Talvez ele tivesse razão, mas também acho que foi um pouco caprichoso depois. A catedral que fizeram no interior é também digna de admiração (e, a esta altura, não deixa de ilustrar essa mistura de cristandade e islã no passado espanhol). 
Isto tudo fica no meio da mesquita.
Você caminha até o centro e, de repente, ta-da! Eis uma nave de igreja bem ali.
Há assentos e tudo o mais no interior.
Além de belíssimas esculturas em madeira negra.
Permita-se um tempo razoável lá dentro de toda a estrutura para sentir o lugar. Dentro daquele imenso espaço há uma série de cantos e recantos a serem apreciados.

Quando saí, já era final da tarde. O sol bem amarelo caía sobre as muralhas e chão de pedra ali dos arredores. 

Caso você estivesse procurando por aquele rio e aquela ponte presentes no mapa medieval de Córdoba que pus acima, saiba que eles continuam aqui. E lindos. Ficam atrás da Catedral-Mesquita. A ponte data dos tempos romanos, embora obviamente sofrendo alterações e reformas ao longo dos séculos.
Ponte de pedra sobre o Rio Guadalquivir em Córdoba.
Portal romano remanescente, com a cúpula da Catedral-Mesquita ali atrás.
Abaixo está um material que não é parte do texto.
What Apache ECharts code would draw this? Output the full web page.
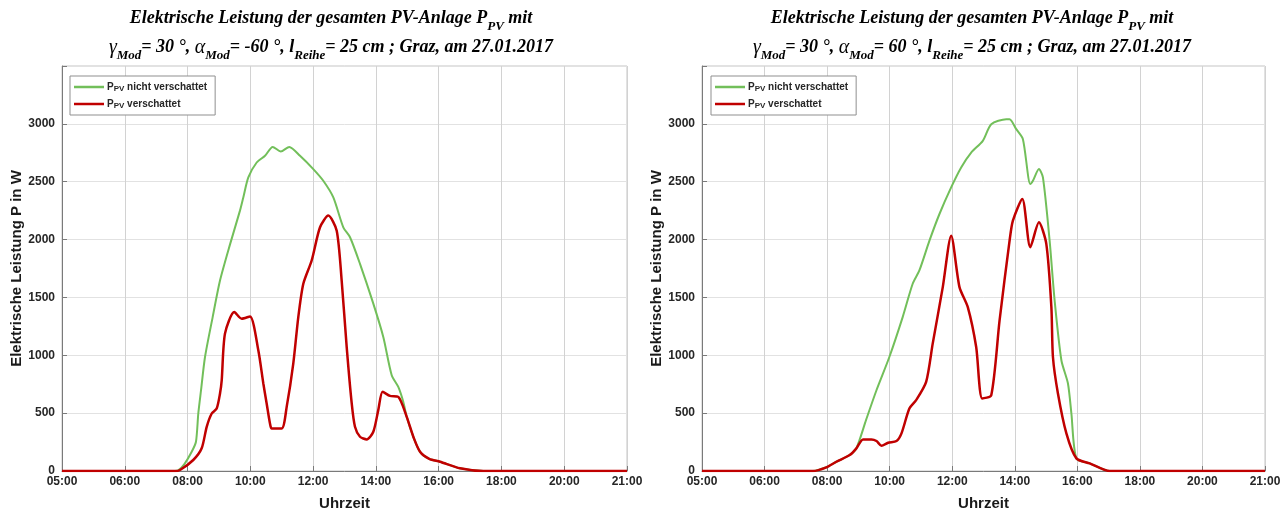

Era hora de partir. Ziguezagueei perdidamente de volta pelas ruelas da medina, parando aqui e ali para apreciar praças aprazíveis e para comer um doce quando me foi sugerido. As pracetas são ótimas, mas o doce  um bombom de amendoim que dizem ser mui típico daqui  eu achei esfarelento e meio sem graça. 
O doce sem graça. Parecia uma paçoca seca.
As agradáveis pracetas.
Quando a noite caiu, eu já estava de volta à cidade moderna. Acontecia de ser Black Friday, e as lojas estavam em frenesi. Entrei nos formigueiros que estavam as lojas e ainda descolei sapato novo antes de voltar a Málaga. Verão nas minhas fotos em Granada, minha próxima parada.